§ **Exercise goal**: Restate the listing below word for word, omitting any images.

§ **Material provided**:
_ _ _ _
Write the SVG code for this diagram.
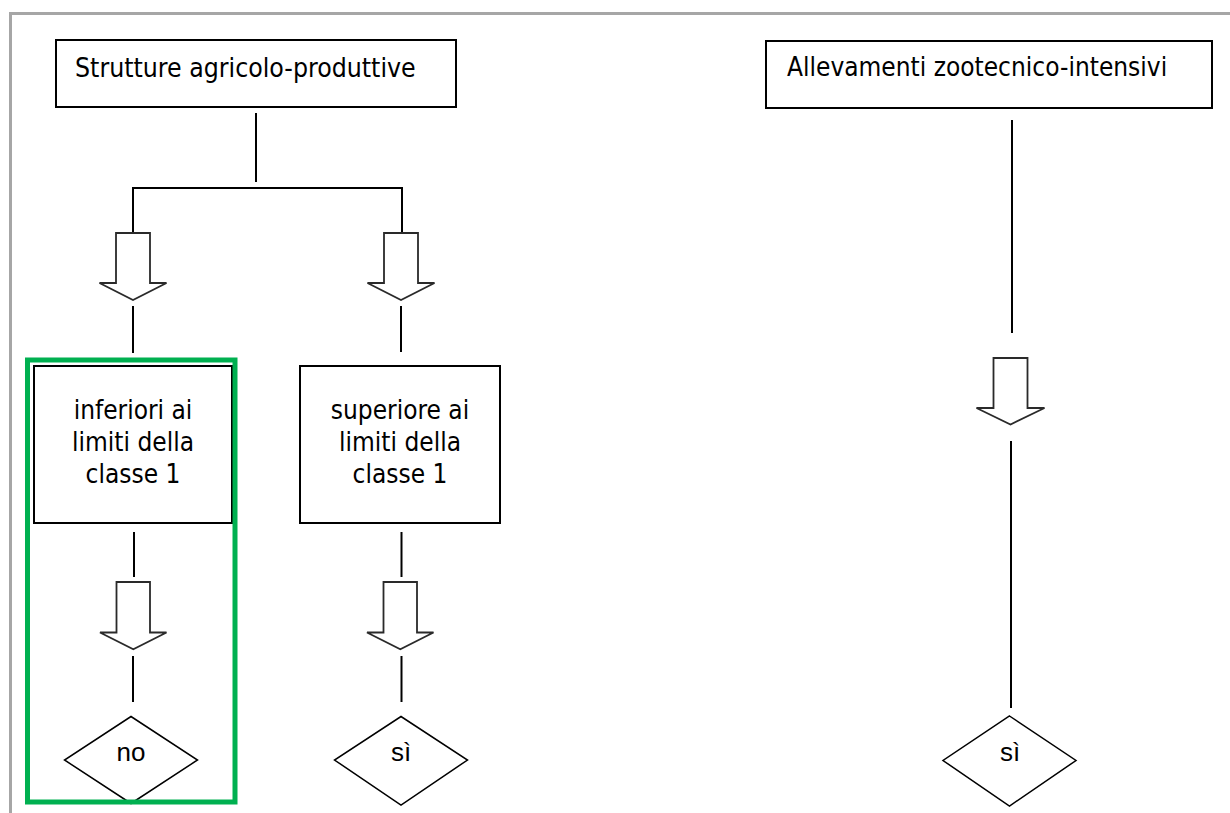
<svg xmlns="http://www.w3.org/2000/svg" width="1230" height="813" viewBox="0 0 1230 813">
<defs>
<style>
.box{fill:#fff;stroke:#000;stroke-width:2}
.arr{fill:#fff;stroke:#2a2a2a;stroke-width:1.8;stroke-linejoin:miter}
.ln{stroke:#000;stroke-width:2;fill:none}
.dia{fill:#fff;stroke:#000;stroke-width:1.5}
.t{font-family:"DejaVu Sans Condensed","DejaVu Sans",sans-serif;font-stretch:condensed;font-size:26px;fill:#000}
.h{font-size:26.4px}
.c{text-anchor:middle}
.d{font-family:"Liberation Sans",Arial,sans-serif;font-size:26px;fill:#000;text-anchor:middle}
</style>
</defs>
<rect width="1230" height="813" fill="#fff"/>
<rect x="10.5" y="13.5" width="1240" height="820" fill="none" stroke="#a6a6a6" stroke-width="3"/>

<g id="connectors">
<path class="ln" d="M256,113 V182"/>
<path class="ln" d="M133,233 V188 H402 V233"/>
<path class="ln" d="M133,306 V353"/>
<path class="ln" d="M401,306 V352"/>
<path class="ln" d="M134,532 V577"/>
<path class="ln" d="M401.5,532 V577"/>
<path class="ln" d="M133,656 V702"/>
<path class="ln" d="M401.5,656 V702"/>
<path class="ln" d="M1012,120 V333"/>
<path class="ln" d="M1011,441 V708"/>
<path class="arr" d="M116,233 H150 V283 H166.5 L133,300 L99.5,283 H116 Z"/>
<path class="arr" d="M384,233 H418 V283 H434.5 L401,300 L367.5,283 H384 Z"/>
<path class="arr" d="M116.5,582 H150 V632.5 H166.5 L133.3,649.3 L100,632.5 H116.5 Z"/>
<path class="arr" d="M383.5,582 H417 V632.5 H433.5 L400.3,649.3 L367,632.5 H383.5 Z"/>
<path class="arr" d="M993.5,358 H1027.5 V408 H1044.5 L1010.5,424.5 L976.5,408 H993.5 Z"/>
</g>

<g id="node-strutture">
<rect class="box" x="56" y="40" width="400" height="67"/>
<text class="t h" x="75" y="77">Strutture agricolo-produttive</text>
</g>

<g id="node-allevamenti">
<rect class="box" x="766" y="41" width="446" height="67"/>
<text class="t" x="787" y="76">Allevamenti zootecnico-intensivi</text>
</g>

<g id="node-inferiori">
<rect class="box" x="34" y="366" width="198" height="157"/>
<text class="t c" x="133" y="419">inferiori ai</text>
<text class="t c" x="133" y="451">limiti della</text>
<text class="t c" x="133" y="483">classe 1</text>
</g>

<g id="node-superiore">
<rect class="box" x="300" y="366" width="200" height="157"/>
<text class="t c" x="400" y="419">superiore ai</text>
<text class="t c" x="400" y="451">limiti della</text>
<text class="t c" x="400" y="483">classe 1</text>
</g>

<g id="node-no">
<path class="dia" d="M131,716.5 L197.5,760 L131,803.5 L64.5,760 Z"/>
<text class="d" x="131" y="761">no</text>
</g>

<g id="node-si-1">
<path class="dia" d="M401,716.5 L467.5,760 L401,805 L334.5,760 Z"/>
<text class="d" x="401" y="761">sì</text>
</g>

<g id="node-si-2">
<path class="dia" d="M1009.5,716 L1076,760.5 L1009.5,806 L943,760.5 Z"/>
<text class="d" x="1010" y="761">sì</text>
</g>

<rect id="highlight" x="27.5" y="360" width="207.5" height="442" fill="none" stroke="#00b050" stroke-width="5"/>
</svg>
_ _ _ _
§ **Answer to this exercise**:
Write the SVG code for this diagram.
<svg xmlns="http://www.w3.org/2000/svg" width="1230" height="813" viewBox="0 0 1230 813">
<defs>
<style>
.box{fill:#fff;stroke:#000;stroke-width:2}
.arr{fill:#fff;stroke:#2a2a2a;stroke-width:1.8;stroke-linejoin:miter}
.ln{stroke:#000;stroke-width:2;fill:none}
.dia{fill:#fff;stroke:#000;stroke-width:1.5}
.t{font-family:"DejaVu Sans Condensed","DejaVu Sans",sans-serif;font-stretch:condensed;font-size:26px;fill:#000}
.h{font-size:26.4px}
.c{text-anchor:middle}
.d{font-family:"Liberation Sans",Arial,sans-serif;font-size:26px;fill:#000;text-anchor:middle}
</style>
</defs>
<rect width="1230" height="813" fill="#fff"/>
<rect x="10.5" y="13.5" width="1240" height="820" fill="none" stroke="#a6a6a6" stroke-width="3"/>

<g id="connectors">
<path class="ln" d="M256,113 V182"/>
<path class="ln" d="M133,233 V188 H402 V233"/>
<path class="ln" d="M133,306 V353"/>
<path class="ln" d="M401,306 V352"/>
<path class="ln" d="M134,532 V577"/>
<path class="ln" d="M401.5,532 V577"/>
<path class="ln" d="M133,656 V702"/>
<path class="ln" d="M401.5,656 V702"/>
<path class="ln" d="M1012,120 V333"/>
<path class="ln" d="M1011,441 V708"/>
<path class="arr" d="M116,233 H150 V283 H166.5 L133,300 L99.5,283 H116 Z"/>
<path class="arr" d="M384,233 H418 V283 H434.5 L401,300 L367.5,283 H384 Z"/>
<path class="arr" d="M116.5,582 H150 V632.5 H166.5 L133.3,649.3 L100,632.5 H116.5 Z"/>
<path class="arr" d="M383.5,582 H417 V632.5 H433.5 L400.3,649.3 L367,632.5 H383.5 Z"/>
<path class="arr" d="M993.5,358 H1027.5 V408 H1044.5 L1010.5,424.5 L976.5,408 H993.5 Z"/>
</g>

<g id="node-strutture">
<rect class="box" x="56" y="40" width="400" height="67"/>
<text class="t h" x="75" y="77">Strutture agricolo-produttive</text>
</g>

<g id="node-allevamenti">
<rect class="box" x="766" y="41" width="446" height="67"/>
<text class="t" x="787" y="76">Allevamenti zootecnico-intensivi</text>
</g>

<g id="node-inferiori">
<rect class="box" x="34" y="366" width="198" height="157"/>
<text class="t c" x="133" y="419">inferiori ai</text>
<text class="t c" x="133" y="451">limiti della</text>
<text class="t c" x="133" y="483">classe 1</text>
</g>

<g id="node-superiore">
<rect class="box" x="300" y="366" width="200" height="157"/>
<text class="t c" x="400" y="419">superiore ai</text>
<text class="t c" x="400" y="451">limiti della</text>
<text class="t c" x="400" y="483">classe 1</text>
</g>

<g id="node-no">
<path class="dia" d="M131,716.5 L197.5,760 L131,803.5 L64.5,760 Z"/>
<text class="d" x="131" y="761">no</text>
</g>

<g id="node-si-1">
<path class="dia" d="M401,716.5 L467.5,760 L401,805 L334.5,760 Z"/>
<text class="d" x="401" y="761">sì</text>
</g>

<g id="node-si-2">
<path class="dia" d="M1009.5,716 L1076,760.5 L1009.5,806 L943,760.5 Z"/>
<text class="d" x="1010" y="761">sì</text>
</g>

<rect id="highlight" x="27.5" y="360" width="207.5" height="442" fill="none" stroke="#00b050" stroke-width="5"/>
</svg>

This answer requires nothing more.